Dorival Caymmi tinha fascínio pelo mar. As jangadas e os pescadores foram o mote da maioria de suas composições. É difícil se pensar nele sem que se evoque uma canção que não haja uma tragédia no mar ou um retorno feliz dos pescadores.

Hoje, vendo as velas do Mucuripe sendo içadas no conto “Ausência”, da cearense Iolanda Pinheiro, que, numa narrativa comovente e linear, ela conta a história trágica de pescadores ao mar, me lembrei de um acontecimento que até hoje me causa estremecimento e arrepios quando imagino a cena.

Eram cinco pescadores de um restaurante chamado “O Lagostão”, na Praia da Avenida, em Maceió, e estavam em alto mar pescando lagosta. Acordaram cedo no quarto dia, em preparativos de volta para casa. O sol ainda não despontara no horizonte e se reuniram na proa para tomar café e conversar antes de levantar âncora com destino ao litoral. Faziam planos e teciam sonhos para depois do desembarque. Estavam felizes. A pescaria havia sido das melhores e o dinheiro daria para comprar a farda e os livros dos filhos de quem os tinham. Dos cinco, apenas um era solteiro e planejava gastar sua parte com as mulheres vadias do porto. E tão absortos estavam na conversa que só perceberam a onda gigante quando o barco estava emborcando. Homens despejados ao mar do mesmo jeito que eles despejavam os peixes que não interessavam.

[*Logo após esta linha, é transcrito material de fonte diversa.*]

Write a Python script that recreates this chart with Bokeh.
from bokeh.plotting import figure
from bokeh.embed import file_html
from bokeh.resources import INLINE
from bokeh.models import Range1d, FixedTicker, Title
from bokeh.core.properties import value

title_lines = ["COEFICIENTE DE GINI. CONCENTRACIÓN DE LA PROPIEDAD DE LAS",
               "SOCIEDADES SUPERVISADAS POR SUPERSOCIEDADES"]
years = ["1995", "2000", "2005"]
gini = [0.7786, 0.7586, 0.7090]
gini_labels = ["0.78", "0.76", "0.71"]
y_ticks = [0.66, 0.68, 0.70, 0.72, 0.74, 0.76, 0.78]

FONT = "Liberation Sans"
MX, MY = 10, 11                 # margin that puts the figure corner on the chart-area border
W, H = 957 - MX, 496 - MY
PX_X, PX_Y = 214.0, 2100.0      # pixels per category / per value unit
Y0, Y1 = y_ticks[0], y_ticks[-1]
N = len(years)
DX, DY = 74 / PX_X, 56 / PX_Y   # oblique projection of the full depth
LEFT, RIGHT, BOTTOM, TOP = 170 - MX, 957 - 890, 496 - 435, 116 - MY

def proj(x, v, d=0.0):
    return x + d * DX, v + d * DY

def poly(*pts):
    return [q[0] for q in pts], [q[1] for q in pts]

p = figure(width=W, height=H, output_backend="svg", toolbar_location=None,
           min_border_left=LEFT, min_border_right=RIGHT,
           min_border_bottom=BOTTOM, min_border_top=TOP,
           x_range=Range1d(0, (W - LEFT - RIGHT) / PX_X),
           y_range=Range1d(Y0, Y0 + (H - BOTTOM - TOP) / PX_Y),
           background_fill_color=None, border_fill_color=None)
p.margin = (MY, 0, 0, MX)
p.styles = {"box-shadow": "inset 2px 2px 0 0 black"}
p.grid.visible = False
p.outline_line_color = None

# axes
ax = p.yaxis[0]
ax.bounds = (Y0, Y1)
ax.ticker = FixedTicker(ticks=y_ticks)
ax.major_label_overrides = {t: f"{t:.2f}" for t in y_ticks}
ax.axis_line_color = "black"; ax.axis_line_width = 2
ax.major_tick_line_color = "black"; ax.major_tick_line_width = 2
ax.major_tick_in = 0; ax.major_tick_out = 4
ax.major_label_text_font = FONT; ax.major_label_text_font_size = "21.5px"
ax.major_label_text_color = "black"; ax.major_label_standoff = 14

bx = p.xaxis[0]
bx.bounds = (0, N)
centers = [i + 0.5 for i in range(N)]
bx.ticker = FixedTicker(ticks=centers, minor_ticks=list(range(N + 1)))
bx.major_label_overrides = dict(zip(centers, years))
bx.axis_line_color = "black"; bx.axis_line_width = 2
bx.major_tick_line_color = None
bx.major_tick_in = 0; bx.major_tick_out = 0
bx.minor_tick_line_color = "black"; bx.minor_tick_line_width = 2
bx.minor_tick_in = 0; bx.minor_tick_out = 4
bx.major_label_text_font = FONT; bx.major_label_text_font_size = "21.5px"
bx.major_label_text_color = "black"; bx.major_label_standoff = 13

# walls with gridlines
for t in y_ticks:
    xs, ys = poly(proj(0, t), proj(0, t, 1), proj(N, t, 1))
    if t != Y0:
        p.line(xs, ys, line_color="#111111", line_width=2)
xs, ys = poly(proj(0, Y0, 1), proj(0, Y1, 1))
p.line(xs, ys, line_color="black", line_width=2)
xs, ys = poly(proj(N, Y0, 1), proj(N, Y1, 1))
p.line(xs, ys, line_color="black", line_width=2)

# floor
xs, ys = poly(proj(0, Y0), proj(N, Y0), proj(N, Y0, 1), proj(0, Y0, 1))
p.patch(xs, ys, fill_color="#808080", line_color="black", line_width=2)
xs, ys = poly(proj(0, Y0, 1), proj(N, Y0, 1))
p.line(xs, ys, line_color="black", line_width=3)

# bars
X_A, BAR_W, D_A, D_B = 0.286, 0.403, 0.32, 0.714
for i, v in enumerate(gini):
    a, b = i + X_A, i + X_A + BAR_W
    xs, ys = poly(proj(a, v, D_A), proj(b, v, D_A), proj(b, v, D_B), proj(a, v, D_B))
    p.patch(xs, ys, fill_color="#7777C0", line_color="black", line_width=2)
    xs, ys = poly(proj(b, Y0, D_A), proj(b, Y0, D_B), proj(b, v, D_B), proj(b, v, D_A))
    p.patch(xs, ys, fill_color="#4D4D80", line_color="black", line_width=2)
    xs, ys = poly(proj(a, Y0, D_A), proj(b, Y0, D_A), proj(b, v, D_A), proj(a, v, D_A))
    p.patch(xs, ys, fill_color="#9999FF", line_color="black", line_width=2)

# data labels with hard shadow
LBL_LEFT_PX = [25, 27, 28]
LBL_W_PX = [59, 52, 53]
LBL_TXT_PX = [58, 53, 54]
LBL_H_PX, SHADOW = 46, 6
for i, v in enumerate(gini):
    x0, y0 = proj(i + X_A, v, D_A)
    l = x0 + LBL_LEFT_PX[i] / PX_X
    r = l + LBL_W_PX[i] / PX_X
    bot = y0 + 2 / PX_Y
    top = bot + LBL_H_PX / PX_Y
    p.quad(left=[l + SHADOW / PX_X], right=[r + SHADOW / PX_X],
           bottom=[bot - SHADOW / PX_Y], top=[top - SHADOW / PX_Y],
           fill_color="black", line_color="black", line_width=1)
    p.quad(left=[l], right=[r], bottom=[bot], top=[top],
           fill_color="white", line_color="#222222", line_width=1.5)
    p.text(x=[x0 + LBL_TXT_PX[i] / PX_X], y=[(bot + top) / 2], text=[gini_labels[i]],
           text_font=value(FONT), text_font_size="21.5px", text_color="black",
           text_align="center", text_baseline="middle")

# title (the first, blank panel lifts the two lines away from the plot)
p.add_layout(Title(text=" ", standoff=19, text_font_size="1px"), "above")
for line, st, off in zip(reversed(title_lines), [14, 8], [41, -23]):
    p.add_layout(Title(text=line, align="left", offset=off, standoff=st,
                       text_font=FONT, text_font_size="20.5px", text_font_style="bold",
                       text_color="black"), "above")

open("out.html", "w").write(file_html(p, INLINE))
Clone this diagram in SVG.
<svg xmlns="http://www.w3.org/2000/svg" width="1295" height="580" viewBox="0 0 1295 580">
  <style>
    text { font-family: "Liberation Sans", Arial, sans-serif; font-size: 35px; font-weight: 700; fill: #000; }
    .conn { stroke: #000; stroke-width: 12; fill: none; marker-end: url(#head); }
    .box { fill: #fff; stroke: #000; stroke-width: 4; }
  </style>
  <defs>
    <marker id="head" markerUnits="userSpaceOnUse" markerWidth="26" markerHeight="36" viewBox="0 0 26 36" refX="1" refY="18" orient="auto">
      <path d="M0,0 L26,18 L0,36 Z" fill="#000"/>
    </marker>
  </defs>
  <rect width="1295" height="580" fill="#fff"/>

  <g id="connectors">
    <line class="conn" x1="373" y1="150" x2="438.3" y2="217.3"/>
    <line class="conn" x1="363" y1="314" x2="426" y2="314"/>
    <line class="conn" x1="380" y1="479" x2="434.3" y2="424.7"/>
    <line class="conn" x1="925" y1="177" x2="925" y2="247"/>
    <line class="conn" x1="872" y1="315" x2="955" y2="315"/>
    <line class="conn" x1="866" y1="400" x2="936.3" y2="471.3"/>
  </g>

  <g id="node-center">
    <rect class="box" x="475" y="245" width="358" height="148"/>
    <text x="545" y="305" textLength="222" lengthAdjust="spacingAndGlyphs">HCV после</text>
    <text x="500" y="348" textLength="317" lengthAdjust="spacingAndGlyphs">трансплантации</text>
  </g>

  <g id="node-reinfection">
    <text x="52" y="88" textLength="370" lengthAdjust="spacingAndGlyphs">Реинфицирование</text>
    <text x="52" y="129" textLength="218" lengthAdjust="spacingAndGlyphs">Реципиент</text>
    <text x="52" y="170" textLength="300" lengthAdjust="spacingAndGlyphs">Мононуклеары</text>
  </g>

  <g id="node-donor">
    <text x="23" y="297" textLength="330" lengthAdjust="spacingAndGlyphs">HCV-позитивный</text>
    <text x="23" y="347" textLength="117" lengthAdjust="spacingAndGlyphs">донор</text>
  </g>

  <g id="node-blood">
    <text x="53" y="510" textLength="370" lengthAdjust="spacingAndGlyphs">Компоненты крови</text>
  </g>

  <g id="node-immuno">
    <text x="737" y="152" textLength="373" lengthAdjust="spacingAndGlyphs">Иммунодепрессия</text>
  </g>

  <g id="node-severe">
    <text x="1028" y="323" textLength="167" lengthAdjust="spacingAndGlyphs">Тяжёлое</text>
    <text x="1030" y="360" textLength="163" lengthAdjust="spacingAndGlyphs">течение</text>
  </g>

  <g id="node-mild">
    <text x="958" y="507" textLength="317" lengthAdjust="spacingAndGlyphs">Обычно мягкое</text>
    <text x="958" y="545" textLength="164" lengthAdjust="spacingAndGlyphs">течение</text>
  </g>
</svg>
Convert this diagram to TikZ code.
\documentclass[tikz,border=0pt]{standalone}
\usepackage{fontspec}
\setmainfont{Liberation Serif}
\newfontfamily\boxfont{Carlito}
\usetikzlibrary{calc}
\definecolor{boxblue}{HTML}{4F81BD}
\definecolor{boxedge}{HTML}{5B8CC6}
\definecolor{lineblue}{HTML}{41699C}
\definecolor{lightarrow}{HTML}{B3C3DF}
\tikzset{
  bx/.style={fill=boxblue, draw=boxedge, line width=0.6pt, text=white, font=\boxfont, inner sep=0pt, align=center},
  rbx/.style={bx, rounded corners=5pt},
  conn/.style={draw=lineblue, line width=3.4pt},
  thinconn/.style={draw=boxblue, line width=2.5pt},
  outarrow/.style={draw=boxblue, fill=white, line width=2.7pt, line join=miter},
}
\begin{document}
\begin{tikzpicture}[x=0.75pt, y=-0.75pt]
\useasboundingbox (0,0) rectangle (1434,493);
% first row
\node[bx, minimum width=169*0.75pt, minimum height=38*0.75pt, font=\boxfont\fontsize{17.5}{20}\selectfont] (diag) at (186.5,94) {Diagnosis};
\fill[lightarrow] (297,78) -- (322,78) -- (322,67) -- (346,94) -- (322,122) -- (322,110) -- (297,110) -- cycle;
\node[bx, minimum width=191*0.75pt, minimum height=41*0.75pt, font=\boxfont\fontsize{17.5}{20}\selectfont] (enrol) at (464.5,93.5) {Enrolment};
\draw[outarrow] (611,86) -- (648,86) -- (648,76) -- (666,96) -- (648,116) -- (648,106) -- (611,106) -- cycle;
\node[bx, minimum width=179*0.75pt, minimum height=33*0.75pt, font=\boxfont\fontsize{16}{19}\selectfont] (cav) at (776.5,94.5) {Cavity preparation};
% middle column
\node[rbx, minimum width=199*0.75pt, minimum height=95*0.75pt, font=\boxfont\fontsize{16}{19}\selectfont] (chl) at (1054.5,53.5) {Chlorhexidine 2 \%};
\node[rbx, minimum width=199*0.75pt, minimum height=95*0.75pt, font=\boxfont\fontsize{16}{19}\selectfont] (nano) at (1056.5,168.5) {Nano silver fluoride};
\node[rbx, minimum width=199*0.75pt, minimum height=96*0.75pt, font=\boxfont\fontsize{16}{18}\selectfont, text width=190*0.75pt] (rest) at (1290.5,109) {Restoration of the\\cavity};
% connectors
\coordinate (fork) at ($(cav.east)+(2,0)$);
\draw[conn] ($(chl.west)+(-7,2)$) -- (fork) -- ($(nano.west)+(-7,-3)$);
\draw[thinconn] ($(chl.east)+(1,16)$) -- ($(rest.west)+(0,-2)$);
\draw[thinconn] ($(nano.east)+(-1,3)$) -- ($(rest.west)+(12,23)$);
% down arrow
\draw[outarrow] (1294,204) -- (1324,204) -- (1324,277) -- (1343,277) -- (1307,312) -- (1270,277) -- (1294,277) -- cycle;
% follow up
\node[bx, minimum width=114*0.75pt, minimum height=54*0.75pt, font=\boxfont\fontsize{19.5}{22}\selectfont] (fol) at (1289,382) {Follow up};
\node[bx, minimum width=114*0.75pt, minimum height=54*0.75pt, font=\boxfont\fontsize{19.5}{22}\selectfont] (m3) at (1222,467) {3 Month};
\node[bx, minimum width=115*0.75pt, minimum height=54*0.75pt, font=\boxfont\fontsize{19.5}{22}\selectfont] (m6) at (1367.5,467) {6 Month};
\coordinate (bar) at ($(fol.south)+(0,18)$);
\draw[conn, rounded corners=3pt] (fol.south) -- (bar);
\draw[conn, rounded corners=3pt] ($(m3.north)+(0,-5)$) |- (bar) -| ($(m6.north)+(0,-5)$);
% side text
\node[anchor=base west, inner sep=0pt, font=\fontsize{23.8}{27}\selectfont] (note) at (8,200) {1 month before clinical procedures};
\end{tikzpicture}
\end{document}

O mestre, com água pelo pescoço, não entedia o que tinha acontecido. Quando tomou consciência, o barco havia afundado e três companheiros estavam desaparecidos. Viu apenas o pescador solteiro deitado em uma tábua flutuante desgarrada do barco. Só naquele momento ele ficou sabendo que o rapaz não sabia nadar.

Sem ter o que fazer, entregaram-se ao sabor da correnteza que certamente iria empurrá-los para a praia. Passaram o dia e a noite flutuando. Na madrugada, avistaram as luzes do litoral. Animaram-se, mas não tinham forças para remar com as mãos. Quase vinte e quatro horas sem comer e sem beber água. Perto do meio-dia foram resgatados por um barco de pesca nas águas da Barra de São Miguel, distante sessenta quilômetros do local de partida, a praia de Jacarecica, em Maceió.

O fundo do restaurante Lagostão ficava em frente ao juizado de menores, onde fui pegar uma autorização de viagem para meus filhos que vieram passar as férias comigo e precisavam retornar a Salvador. A tristeza e o choro eram imensos. Quando saí do juizado fui saber do que se tratava. O pescador solteiro foi quem me contou a história e os seus detalhes. Fiquei a imaginar a cena de pessoas planejando sonhos e vivendo a expectativa de reencontrar a família e no momento seguinte só haver apenas lágrimas tentando abrandar a fúria do oceano. Então compreendi que as águas marinhas são salgadas pelas lágrimas da legião de viúvas, órfãos e amigos dos que foram ao mar em busca de sonhos e viraram espumas na linha do horizonte.